At the end of week three we are still comfortably plugging away with our iPad. I’m finding it a handy place to bookmark and share sites that have classroom applications. We started a jazz unit in sixth grade band last week and I was able to share some common tones for improvisation with the entire class via a bookmarked web page. We don’t yet have a direct video connection between the iPad and our LCD projector, but I found the ELMO works just fine projecting the iPad’s screen. Plus it doesn’t have the output limitations that the internal USB output has. For more complaints about that and other current limitations read Dr. Joseph M. Pisano’s post on the iPad.
We also started sharing concert video using the iPad. Our post-concert ritual is to have students view the video in class and either complete a written evaluation or participate in a classroom discussion. It works just fine, except for the fact that between six and eight students miss seeing the video entirely because they are pulled out for their small group lesson. I hate to have them miss a lesson in order to view the video, but perspective and opportunity for self-evaluation is valuable too. Enter the iPad! I quickly dumped the video from the camcorder into iMovie, then created small videos (about 10 minutes for each concert) and copied them to the iPad. Each lesson group that missed the video in class took the iPad out into the hall, watched their portion of the concert and passed it off to the next group. In the future I would like to create a survey that students could then complete on the iPad which would allow the students to participate in the evaluation part of the activity. This also illustrates the capability of the iPad to catch kids up on classroom presentations when they’ve missed class.

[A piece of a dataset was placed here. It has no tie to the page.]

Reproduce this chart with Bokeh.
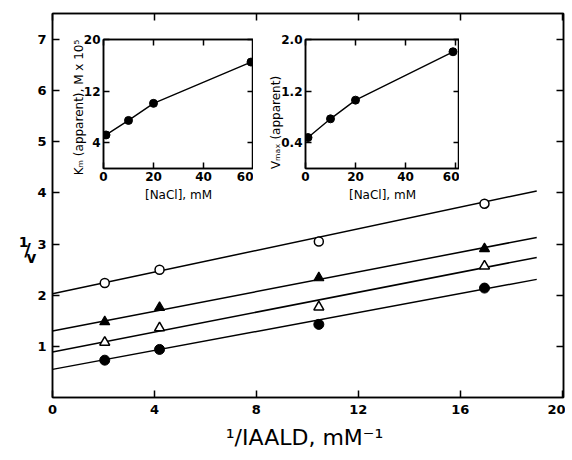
import math
from bokeh.plotting import figure
from bokeh.models import (GridBox, LinearAxis, FixedTicker, Label, Range1d,
                          PrintfTickFormatter)
from bokeh.embed import file_html
from bokeh.resources import INLINE

# ---- main Lineweaver-Burk data ----
x_inv_iaald = [2.05, 4.2, 10.45, 16.95]
inv_v_open_circle = [2.24, 2.50, 3.05, 3.79]
inv_v_filled_triangle = [1.48, 1.76, 2.34, 2.91]
inv_v_open_triangle = [1.08, 1.36, 1.77, 2.57]
inv_v_filled_circle = [0.73, 0.94, 1.43, 2.14]
fit_x = [0.0, 19.0]
fit_open_circle = [2.03, 4.04]
fit_filled_triangle = [1.30, 3.13]
fit_open_triangle = [0.89, 2.74]
fit_filled_circle = [0.55, 2.31]
main_x_ticks = [0, 4, 8, 12, 16, 20]
main_y_ticks = [1, 2, 3, 4, 5, 6, 7]

# ---- inset data ----
nacl_mM = [1, 10, 20, 59]
km_apparent = [5.2, 7.45, 10.1, 16.5]
vmax_apparent = [0.48, 0.77, 1.06, 1.81]
inset_x_ticks = [0, 20, 40, 60]
km_ticks = [4, 12, 20]
vmax_ticks = [0.4, 1.2, 2.0]

FONT = "DejaVu Sans"


def style_axis(ax, ticks, tick_len, show_labels=True, size="13px", standoff=6):
    ax.ticker = FixedTicker(ticks=ticks)
    ax.major_tick_in = tick_len
    ax.major_tick_out = 0
    ax.minor_tick_line_color = None
    ax.axis_line_width = 1.5
    ax.major_tick_line_width = 1.5
    ax.axis_line_color = "black"
    ax.major_tick_line_color = "black"
    ax.major_label_text_font = FONT
    ax.major_label_text_font_style = "bold"
    ax.major_label_text_color = "black"
    if show_labels:
        ax.major_label_text_font_size = size
        ax.major_label_standoff = standoff
    else:
        ax.major_label_text_font_size = "2px"
        ax.major_label_overrides = {t: "" for t in ticks}
        ax.major_label_standoff = 0


def mirror(fig, xticks, yticks, tick_len):
    top = LinearAxis()
    right = LinearAxis()
    style_axis(top, xticks, tick_len, show_labels=False)
    style_axis(right, yticks, tick_len, show_labels=False)
    fig.add_layout(top, "above")
    fig.add_layout(right, "right")


# ---------------- main figure ----------------
p = figure(frame_width=511, frame_height=384,
           x_range=Range1d(0, 20.05), y_range=Range1d(0, 7.51),
           output_backend="svg", toolbar_location=None,
           min_border_left=52, min_border_top=13, min_border_right=2,
           min_border_bottom=55, frame_align=False)
p.xgrid.visible = False
p.ygrid.visible = False
p.outline_line_color = "black"
p.outline_line_width = 1.5
xax = p.xaxis[0]
yax = p.yaxis[0]
style_axis(xax, main_x_ticks, 7, size="13px", standoff=7)
style_axis(yax, main_y_ticks, 7, size="13px", standoff=6)
xax.axis_label = "\u00b9/IAALD,  mM\u207b\u00b9"
xax.axis_label_text_font = FONT
xax.axis_label_text_font_style = "normal"
xax.axis_label_text_font_size = "22px"
xax.axis_label_text_color = "black"
xax.axis_label_standoff = 8
mirror(p, main_x_ticks, main_y_ticks, 7)

for fy in (fit_open_circle, fit_filled_triangle, fit_open_triangle, fit_filled_circle):
    p.line(fit_x, fy, line_color="black", line_width=1.5)

p.scatter(x_inv_iaald, inv_v_open_circle, marker="circle", size=9,
          fill_color="white", line_color="black", line_width=1.5)
p.scatter(x_inv_iaald, inv_v_filled_triangle, marker="triangle", size=10,
          fill_color="black", line_color="black", line_width=1.2)
p.scatter(x_inv_iaald, inv_v_open_triangle, marker="triangle", size=10,
          fill_color="white", line_color="black", line_width=1.5)
p.scatter(x_inv_iaald, inv_v_filled_circle, marker="circle", size=10,
          fill_color="black", line_color="black", line_width=1)


# ---------------- insets ----------------
def make_inset(left, width, yr, yticks, ydata, fmt=None):
    f = figure(frame_width=width, frame_height=129,
               x_range=Range1d(0, 60 * width / 150.0), y_range=yr,
               output_backend="svg", toolbar_location=None,
               min_border_left=left, min_border_top=39, min_border_right=0,
               min_border_bottom=30, frame_align=False,
               background_fill_color=None, border_fill_color=None)
    f.xgrid.visible = False
    f.ygrid.visible = False
    f.outline_line_color = "black"
    f.outline_line_width = 1.5
    fx = f.xaxis[0]
    fy = f.yaxis[0]
    style_axis(fx, inset_x_ticks, 6, size="12px", standoff=3)
    style_axis(fy, yticks, 6, size="12px", standoff=3)
    if fmt:
        fy.formatter = PrintfTickFormatter(format=fmt)
    fx.axis_label = "[NaCl], mM"
    fx.axis_label_text_font = FONT
    fx.axis_label_text_font_style = "normal"
    fx.axis_label_text_font_size = "12px"
    fx.axis_label_text_color = "black"
    fx.axis_label_standoff = 4
    mirror(f, inset_x_ticks, yticks, 6)
    f.line(nacl_mM, ydata, line_color="black", line_width=1.4)
    f.scatter(nacl_mM, ydata, marker="circle", size=8,
              fill_color="black", line_color="black")
    return f


ins1 = make_inset(103, 150, Range1d(0, 20), km_ticks, km_apparent)
ins2 = make_inset(305, 154, Range1d(0, 2.0), vmax_ticks, vmax_apparent, fmt="%.1f")

# ---------------- transparent overlay for free-standing texts ----------------
ov = figure(width=565, height=455, x_range=Range1d(0, 565), y_range=Range1d(455, 0),
            output_backend="svg", toolbar_location=None,
            x_axis_type=None, y_axis_type=None, min_border=0,
            outline_line_color=None, background_fill_color=None,
            border_fill_color=None, frame_align=False)
ov.xgrid.visible = False
ov.ygrid.visible = False

# "1/v" y-axis title of main plot
for txt, lx, ly, fs in (("1", 23, 241, "14px"), ("/", 27, 249, "18px"),
                        ("v", 31, 257, "15px")):
    ov.add_layout(Label(x=lx, y=ly, text=txt, text_font=FONT, text_font_size=fs,
                        text_font_style="bold", text_align="center",
                        text_baseline="middle", text_color="black"))

# inset y-axis titles
for txt, lx, ly in (("K\u2098 (apparent), M x 10\u2075", 78, 107),
                    ("V\u2098\u2090\u2093 (apparent)", 275, 122)):
    ov.add_layout(Label(x=lx, y=ly, text=txt, angle=math.pi / 2,
                        text_font=FONT, text_font_size="12px",
                        text_align="center", text_baseline="middle",
                        text_color="black"))

grid = GridBox(children=[(p, 0, 0), (ins1, 0, 0), (ins2, 0, 0), (ov, 0, 0)])

open("out.html", "w").write(file_html(grid, INLINE))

In the realm of teacher productivity I must recommend Evernote. I discovered that you can log in/out of your account on the iPad/iPhone/iPodTouch which enables multiple users and maintains privacy. So, we went ahead with the free download. It is a simply beautiful app that I find more uses for all the time. Our colleague at the high school just got an iPad of his own and recommends a pdf reader like GoodReader or SimplyPDF and the amazing Air Sharing HD which turns the iPad into a wireless hard disk. So far our wish list has $28 worth of apps on it!
Looking ahead to the future I’ve started talking to our principal about the idea of virtual concert programs. With the printing budget cuts we’ve experienced this year we have stopped printing programs for our sixth and seventh grade concerts. Last week we had a sixth grade band concert and I saw at least one iPad and all manner of WiFi enabled devices from phones to Nintendo DS machines. This is typical of a 21st century concert in a gym and I personally don’t mind it. These devices keep the younger kids occupied and relatively quiet. But seeing this caused me to imagine a way to engage the audience in the program with the devices they are already bringing to the concert. Here’s the idea: we post the web address of a virtual program in the gym for the audience to access. We also make the school WiFi available (that’s the part we have to wait until next year for). Not only is the virtual program loaded with the items we typically have in a printed program, but it contains all sorts of links to information on the compositions, the composers, musical styles, and for audience members to register their reactions. It would work not only on the iPad, but any wireless device. I’m not sure I’m ready to see an audience full of glowing screens in a darkened auditorium, but for a concert in a gym it seems like it may be an appropriate venture. I’d love to hear readers’ reactions to the idea and if anyone has seen anything like this used in school concerts.